A cylindrical water trough has a diameter of 6 ft and a height of 2 feet. It is being filled at the rate of 4 ft^3/min, so how fast is the water level rising when the water is 1 foot deep?

Answer 1

V = pi r^2 h

given info >,<
V' = 4 h = 1 r' = 0 d = 6 so r = 3
looking for h' = ?

anyways, first find the Derivative of V = pi r^2 h

Answer 2

so, 0

Answer 3

wait... ... ... but dat not make sense >,<
idk DX

Answer 4

I'm confused. :(

Answer 5

I'm confused too sorry >,<
@ranga can you help please???

Answer 6

@amoodarya could you help please?

Answer 7

@agent0smith @annas could you help please?

Answer 8

@shamil98 could you help please?

Answer 9

@agent0smith can you help? please?

Answer 10

@CGGURUMANJUNATH

Answer 11

@austinL

Answer 12

Your problem is your drawing. It's oriented wrongly. That's not a trough. This is.
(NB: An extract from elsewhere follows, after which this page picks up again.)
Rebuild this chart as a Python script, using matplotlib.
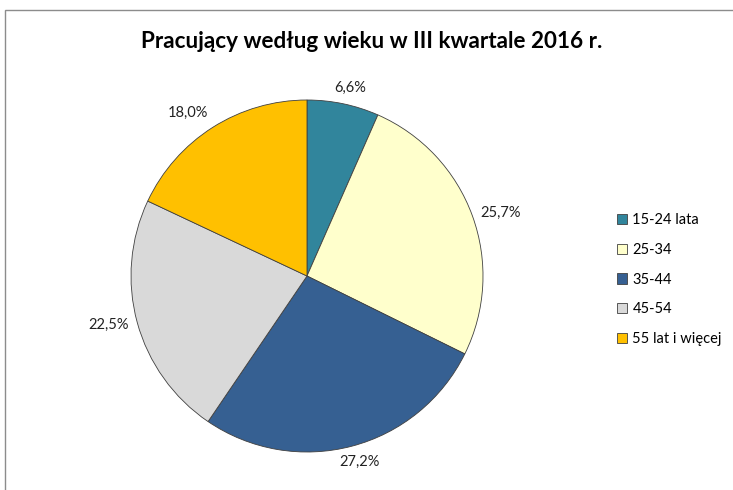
import matplotlib
matplotlib.use("Agg")
import matplotlib.pyplot as plt
from matplotlib.patches import Rectangle
import numpy as np

plt.rcParams['font.family'] = ['Lato', 'DejaVu Sans']

title = "Pracujący według wieku w III kwartale 2016 r."
categories = ["15-24 lata", "25-34", "35-44", "45-54", "55 lat i więcej"]
values = [6.6, 25.7, 27.2, 22.5, 18.0]
colors = ["#31859C", "#FFFFCC", "#366092", "#D9D9D9", "#FFC000"]

W, H = 733, 490
fig = plt.figure(figsize=(W/100, H/100), dpi=100)

cx, cy, R = 307, 276, 176
lim = 1.3
side = 2 * R * lim
ax = fig.add_axes([(cx - side/2)/W, (H - cy - side/2)/H, side/W, side/H])
wedges, _ = ax.pie(values, colors=colors, startangle=90, counterclock=False,
                   wedgeprops=dict(edgecolor="#404040", linewidth=0.6))
ax.set_xlim(-lim, lim)
ax.set_ylim(-lim, lim)
ax.set_aspect('equal')
ax.axis('off')

total = sum(values)
cum = 0
for v in values:
    mid = np.deg2rad(90 - (cum + v/2) / total * 360)
    cum += v
    c, s = np.cos(mid), np.sin(mid)
    ha = 'left' if c > 0.4 else ('right' if c < -0.4 else 'center')
    va = 'bottom' if s > 0.4 else ('top' if s < -0.4 else 'center')
    ax.text(1.05*c + 0.03*np.sign(c)*(ha == 'center'), 1.05*s,
            f"{v:.1f}%".replace('.', ','),
            ha=ha, va=va, fontsize=10.5, color='#222222')

fig.text(372/W, 1 - 41/H, title, ha='center', va='center', fontsize=16.2,
         fontweight='bold', color='black')

leg = fig.legend(wedges, categories, loc='upper left',
                 bbox_to_anchor=(604/W, 1 - 200/H), frameon=False,
                 fontsize=10.5, handlelength=0.7, handleheight=0.7,
                 handletextpad=0.35, labelspacing=1.08)

fig.patches.append(Rectangle((5/W, -0.1), 1.1, 1.1 - 10/H, transform=fig.transFigure,
                             fill=False, edgecolor='#8C8C8C', linewidth=1))

fig.savefig("out.png", dpi=100)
Think of a horse or pig's trough

Answer 13

alright but how woud i go about solving the problem? the picture on my homework is a cylinder like a swimming pool

Answer 14

find dh/dt

V = pi r^2 h

you didn't differentiate w.r.t. time which is why you got zero.

Answer 15

\[\Large \frac{ dV }{ dt } = \pi r^2 \frac{ dh }{ dt }\]

Answer 16

why wouldn't it be V' = 2 pi r r' h' ?

Answer 17

r isn't changing (how can it, it's a constant radius throughout the vertical cylinder)

Answer 18

ohhhhhh right k

Answer 19

jiggly, i don't get the one we're workin' on

Answer 20

\[\Large \frac{ dV }{ dt } = \pi r^2 \frac{ dh }{ dt }\]solve for dh/dt. You know dv/dt and r.

Answer 21

Guessing you solved this....?

Answer 22

no

Answer 23

im confused

Answer 24

I still need help